Most thieves are banking on the tried-and-true idea that once inside enterprise networks, they can stay hidden in plain sight

Inside Threat Hacker Edward Snowden

In this new series, “Cyber Explainer,” Interset breaks down the five most damaging types of threats facing enterprises, then details the five most effective cyber attack methods criminals use to exact them. For this fifth installment, we look at inside the threat, an all-too-common infiltration tactic virtually dictating today’s threatscape.

What It Means
An insider threat refers to data compromise due to the actions of malicious or negligent employees (including sub-contractors). But in today’s cyberthreat climate, from a security-posture standpoint, it makes more sense to look at an insider threat as one facet of the larger inside threat. The latter is an umbrella term that refers to any threat within the network. It can originate from someone employed by the enterprise, or from an outside attacker impersonating an employee through a compromised account.

Where You’ve Seen It
NSA contractor Edward Snowden’s misuse of credentials is perhaps the most infamous, cautionary tale of inside threat. Without even significant clearance, he was able to leak documents damning enough that we still talk about their impact on national security today.
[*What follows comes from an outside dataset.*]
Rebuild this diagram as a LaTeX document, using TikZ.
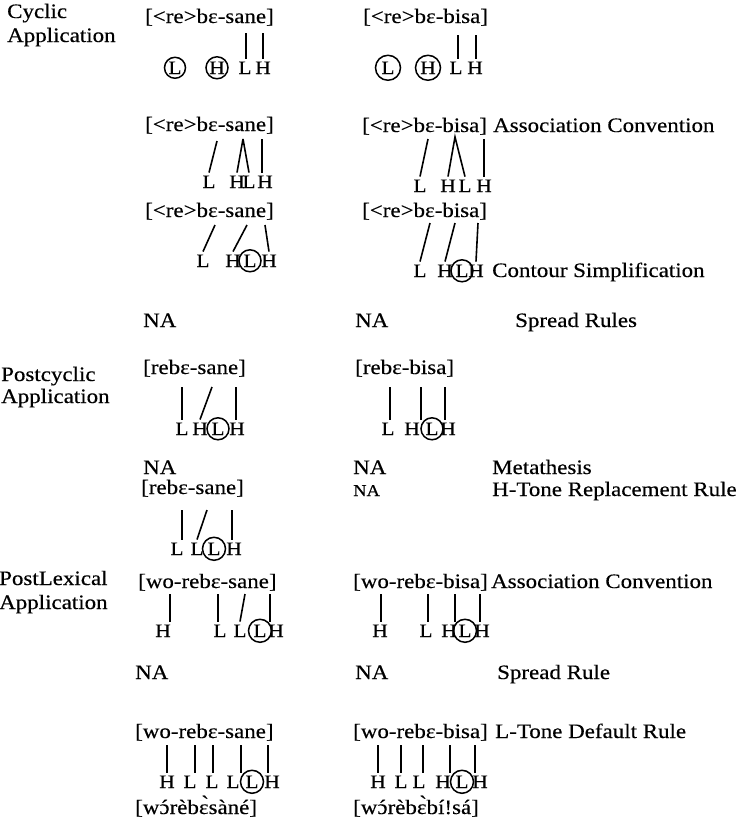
\documentclass[tikz,border=0pt]{standalone}
\usepackage{fontspec}
\setmainfont{Liberation Serif}[FakeStretch=1.12,FakeBold=0.35]
\newcommand{\acu}[1]{\accent"B4 #1}
\begin{document}
\begin{tikzpicture}[x=1pt,y=-1pt,
  lbl/.style={anchor=base west, inner sep=0pt, font=\fontsize{20.5}{24}\selectfont},
  smalllbl/.style={anchor=base west, inner sep=0pt, font=\fontsize{16.5}{19}\selectfont},
  tone/.style={anchor=base, inner sep=0pt, outer sep=3pt, font=\fontsize{19}{22}\selectfont},
  ringline/.style={line width=1.5pt},
  assoc/.style={line width=1.6pt},
]
\useasboundingbox (0,0) rectangle (742,825);

% ---------- Row labels
\node[lbl] (cyc1) at (7,18) {Cyclic};
\node[lbl] (cyc2) at (7,42) {Application};
\node[lbl] (pc1) at (1,381) {Postcyclic};
\node[lbl] (pc2) at (1,403) {Application};
\node[lbl] (pl1) at (-1,585) {PostLexical};
\node[lbl] (pl2) at (-1,609) {Application};

% ---------- Row 1
\node[lbl] (b1l) at (145,23) {[<re>bɛ-sane]};
\node[tone] (r1lA) at (175,74) {L};
\node[tone] (r1lB) at (217,74) {H};
\node[tone] (r1lC) at (245,74) {L};
\node[tone] (r1lD) at (263,74) {H};
\draw[ringline] (r1lA.center) circle[radius=10.5pt];
\draw[ringline] (r1lB.center) circle[radius=11pt];
\coordinate (t1l1) at (246,33);
\coordinate (t1l2) at (263,33);
\draw[assoc] (t1l1) -- (t1l1 |- r1lC.north);
\draw[assoc] (t1l2) -- (t1l2 |- r1lD.north);

\node[lbl] (b1r) at (363,23) {[<re>bɛ-bisa]};
\node[tone] (r1rA) at (388,74) {L};
\node[tone] (r1rB) at (428,74) {H};
\node[tone] (r1rC) at (456,74) {L};
\node[tone] (r1rD) at (475,74) {H};
\draw[ringline] (r1rA.center) circle[radius=12.5pt];
\draw[ringline] (r1rB.center) circle[radius=12.5pt];
\coordinate (t1r1) at (458,35);
\coordinate (t1r2) at (476,35);
\draw[assoc] (t1r1) -- (t1r1 |- r1rC.north);
\draw[assoc] (t1r2) -- (t1r2 |- r1rD.north);

% ---------- Row 2
\node[lbl] (b2l) at (145,131) {[<re>bɛ-sane]};
\node[tone] (r2lA) at (209,188) {L};
\node[tone] (r2lB) at (237,188) {H};
\node[tone] (r2lC) at (249,188) {L};
\node[tone] (r2lD) at (265,188) {H};
\coordinate (t2l1) at (217,141);
\coordinate (t2l2) at (243,139);
\coordinate (t2l3) at (262,139);
\draw[assoc] (t2l1) -- (r2lA.north);
\draw[assoc] (t2l2) -- (r2lB.north);
\draw[assoc] (t2l2) -- (r2lC.north);
\draw[assoc] (t2l3) -- (t2l3 |- r2lD.north);

\node[lbl] (b2r) at (362,132) {[<re>bɛ-bisa]};
\node[lbl] (rule2) at (493,132) {Association Convention};
\node[tone] (r2rA) at (420,192) {L};
\node[tone] (r2rB) at (448,192) {H};
\node[tone] (r2rC) at (465,192) {L};
\node[tone] (r2rD) at (484,192) {H};
\coordinate (t2r1) at (428,139);
\coordinate (t2r2) at (455,137);
\coordinate (t2r3) at (484,139);
\draw[assoc] (t2r1) -- (r2rA.north);
\draw[assoc] (r2rB.north) -- (t2r2) -- (r2rC.north);
\draw[assoc] (t2r3) -- (r2rD.north);

% ---------- Row 3
\node[lbl] (b3l) at (145,217) {[<re>bɛ-sane]};
\node[tone] (r3lA) at (203,267) {L};
\node[tone] (r3lB) at (233,267) {H};
\node[tone] (r3lC) at (250,267) {L};
\node[tone] (r3lD) at (269,267) {H};
\draw[ringline] (r3lC.center) circle[radius=11pt];
\coordinate (t3l1) at (215,225);
\coordinate (t3l2) at (247,225);
\coordinate (t3l3) at (265,225);
\draw[assoc] (t3l1) -- (r3lA.north);
\draw[assoc] (t3l2) -- (r3lB.north);
\draw[assoc] (t3l3) -- (r3lD.north);

\node[lbl] (b3r) at (362,217) {[<re>bɛ-bisa]};
\node[tone] (r3rA) at (420,277) {L};
\node[tone] (r3rB) at (445,277) {H};
\node[tone] (r3rC) at (462,277) {L};
\node[tone] (r3rD) at (476,277) {H};
\draw[ringline] (r3rC.center) circle[radius=11pt];
\node[lbl] (rule3) at (492,277) {Contour Simplification};
\coordinate (t3r1) at (430,223);
\coordinate (t3r2) at (455,223);
\coordinate (t3r3) at (478,223);
\draw[assoc] (t3r1) -- (r3rA.north);
\draw[assoc] (t3r2) -- (r3rB.north);
\draw[assoc] (t3r3) -- (r3rD.north);

% ---------- Row 4
\node[lbl] (na4l) at (143,327) {NA};
\node[lbl] (na4r) at (355,327) {NA};
\node[lbl] (rule4) at (515,327) {Spread Rules};

% ---------- Row 5
\node[lbl] (b5l) at (143,374) {[rebɛ-sane]};
\node[tone] (r5lA) at (182,435) {L};
\node[tone] (r5lB) at (200,435) {H};
\node[tone] (r5lC) at (218,435) {L};
\node[tone] (r5lD) at (237,435) {H};
\draw[ringline] (r5lC.center) circle[radius=11pt];
\coordinate (t5l1) at (182,387);
\coordinate (t5l2) at (212,387);
\coordinate (t5l3) at (236,387);
\draw[assoc] (t5l1) -- (t5l1 |- r5lA.north);
\draw[assoc] (t5l2) -- (r5lB.north);
\draw[assoc] (t5l3) -- (t5l3 |- r5lD.north);

\node[lbl] (b5r) at (355,374) {[rebɛ-bisa]};
\node[tone] (r5rA) at (388,435) {L};
\node[tone] (r5rB) at (412,435) {H};
\node[tone] (r5rC) at (432,435) {L};
\node[tone] (r5rD) at (448,435) {H};
\draw[ringline] (r5rC.center) circle[radius=11pt];
\coordinate (t5r1) at (390,387);
\coordinate (t5r2) at (421,387);
\coordinate (t5r3) at (445,387);
\draw[assoc] (t5r1) -- (t5r1 |- r5rA.north);
\draw[assoc] (t5r2) -- (t5r2 |- r5rB.north);
\draw[assoc] (t5r3) -- (t5r3 |- r5rD.north);

% ---------- Row 6
\node[lbl] (na6l) at (143,474) {NA};
\node[lbl] (na6r) at (353,474) {NA};
\node[lbl] (rule6) at (492,474) {Metathesis};

% ---------- Row 7
\node[lbl] (b7l) at (141,494) {[rebɛ-sane]};
\node[tone] (r7lA) at (177,555) {L};
\node[tone] (r7lB) at (197,555) {L};
\node[tone] (r7lC) at (214,555) {L};
\node[tone] (r7lD) at (234,555) {H};
\draw[ringline] (r7lC.center) circle[radius=11.5pt];
\coordinate (t7l1) at (182,510);
\coordinate (t7l2) at (207,510);
\coordinate (t7l3) at (232,510);
\draw[assoc] (t7l1) -- (t7l1 |- r7lA.north);
\draw[assoc] (t7l2) -- (r7lB.north);
\draw[assoc] (t7l3) -- (t7l3 |- r7lD.north);

\node[smalllbl] (na7r) at (353,496) {NA};
\node[lbl] (rule7) at (492,496) {H-Tone Replacement Rule};

% ---------- Row 8
\node[lbl] (b8l) at (138,588) {[wo-rebɛ-sane]};
\node[tone] (r8lA) at (163,637) {H};
\node[tone] (r8lB) at (220,637) {L};
\node[tone] (r8lC) at (240,637) {L};
\node[tone] (r8lD) at (260,637) {L};
\node[tone] (r8lE) at (276,637) {H};
\draw[ringline] (r8lD.center) circle[radius=11.5pt];
\coordinate (t8l1) at (170,594);
\coordinate (t8l2) at (218,594);
\coordinate (t8l3) at (245,594);
\coordinate (t8l4) at (270,594);
\draw[assoc] (t8l1) -- (t8l1 |- r8lA.north);
\draw[assoc] (t8l2) -- (t8l2 |- r8lB.north);
\draw[assoc] (t8l3) -- (r8lC.north);
\draw[assoc] (t8l4) -- (t8l4 |- r8lE.north);

\node[lbl] (b8r) at (353,588) {[wo-rebɛ-bisa]};
\node[lbl] (rule8) at (491,588) {Association Convention};
\node[tone] (r8rA) at (380,637) {H};
\node[tone] (r8rB) at (426,637) {L};
\node[tone] (r8rC) at (449,637) {H};
\node[tone] (r8rD) at (465,637) {L};
\node[tone] (r8rE) at (482,637) {H};
\draw[ringline] (r8rD.center) circle[radius=11.5pt];
\coordinate (t8r1) at (381,594);
\coordinate (t8r2) at (428,594);
\coordinate (t8r3) at (455,594);
\coordinate (t8r4) at (480,594);
\draw[assoc] (t8r1) -- (t8r1 |- r8rA.north);
\draw[assoc] (t8r2) -- (t8r2 |- r8rB.north);
\draw[assoc] (t8r3) -- (t8r3 |- r8rC.north);
\draw[assoc] (t8r4) -- (t8r4 |- r8rE.north);

% ---------- Row 9
\node[lbl] (na9l) at (135,679) {NA};
\node[lbl] (na9r) at (355,679) {NA};
\node[lbl] (rule9) at (497,679) {Spread Rule};

% ---------- Row 10
\node[lbl] (b10l) at (135,738) {[wo-rebɛ-sane]};
\node[tone] (r10lA) at (167,788) {H};
\node[tone] (r10lB) at (190,788) {L};
\node[tone] (r10lC) at (212,788) {L};
\node[tone] (r10lD) at (233,788) {L};
\node[tone] (r10lE) at (252,788) {L};
\node[tone] (r10lF) at (272,788) {H};
\draw[ringline] (r10lE.center) circle[radius=11.5pt];
\coordinate (t10l1) at (167,745);
\coordinate (t10l2) at (195,745);
\coordinate (t10l3) at (213,745);
\coordinate (t10l4) at (241,745);
\coordinate (t10l5) at (268,745);
\draw[assoc] (t10l1) -- (t10l1 |- r10lA.north);
\draw[assoc] (t10l2) -- (t10l2 |- r10lB.north);
\draw[assoc] (t10l3) -- (t10l3 |- r10lC.north);
\draw[assoc] (t10l4) -- (t10l4 |- r10lD.north);
\draw[assoc] (t10l5) -- (t10l5 |- r10lF.north);
\node[lbl] (f10l) at (135,814) {[w\acu{ɔ}rèbɛ̀sàné]};

\node[lbl] (b10r) at (353,738) {[wo-rebɛ-bisa]};
\node[lbl] (rule10) at (495,738) {L-Tone Default Rule};
\node[tone] (r10rA) at (378,788) {H};
\node[tone] (r10rB) at (401,788) {L};
\node[tone] (r10rC) at (419,788) {L};
\node[tone] (r10rD) at (443,788) {H};
\node[tone] (r10rE) at (462,788) {L};
\node[tone] (r10rF) at (480,788) {H};
\draw[ringline] (r10rE.center) circle[radius=11.5pt];
\coordinate (t10r1) at (378,745);
\coordinate (t10r2) at (401,745);
\coordinate (t10r3) at (423,745);
\coordinate (t10r4) at (450,745);
\coordinate (t10r5) at (475,745);
\draw[assoc] (t10r1) -- (t10r1 |- r10rA.north);
\draw[assoc] (t10r2) -- (t10r2 |- r10rB.north);
\draw[assoc] (t10r3) -- (t10r3 |- r10rC.north);
\draw[assoc] (t10r4) -- (t10r4 |- r10rD.north);
\draw[assoc] (t10r5) -- (t10r5 |- r10rF.north);
\node[lbl] (f10r) at (353,814) {[w\acu{ɔ}rèbɛ̀bí!sá]};
\end{tikzpicture}
\end{document}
Another notorious breach, this one on Ukrainian SCADA networks, used stolen employee credentials for VPN access to disrupt power in the country’s western region.

How to Stop It
In its 2017 data-breach study, Verizon reported that internal actors contributed to 25% of breaches. That number is growing. Inside threats are advantageous to thieve because by emulating employee activity, they’re difficult to spot. Once inside the network, the invasions behave similarly: data reconnaissance, staging, then exfiltration. All the while, thieves are mindful of concealing their tracks. Any cybersecurity system that leans on rules, such as a SIEM platform, will likely lack the visibility to pinpoint inside threats. Still, threats “touch” multiple entities (users, servers, endpoints). So big-data friendly security analytics, by nature, can spot anomalies in the behavior of individual entities and scrutinize how those entities interact with each another. What once felt like looking for a needle in a haystack is now no sweat to technology driven by machine learning.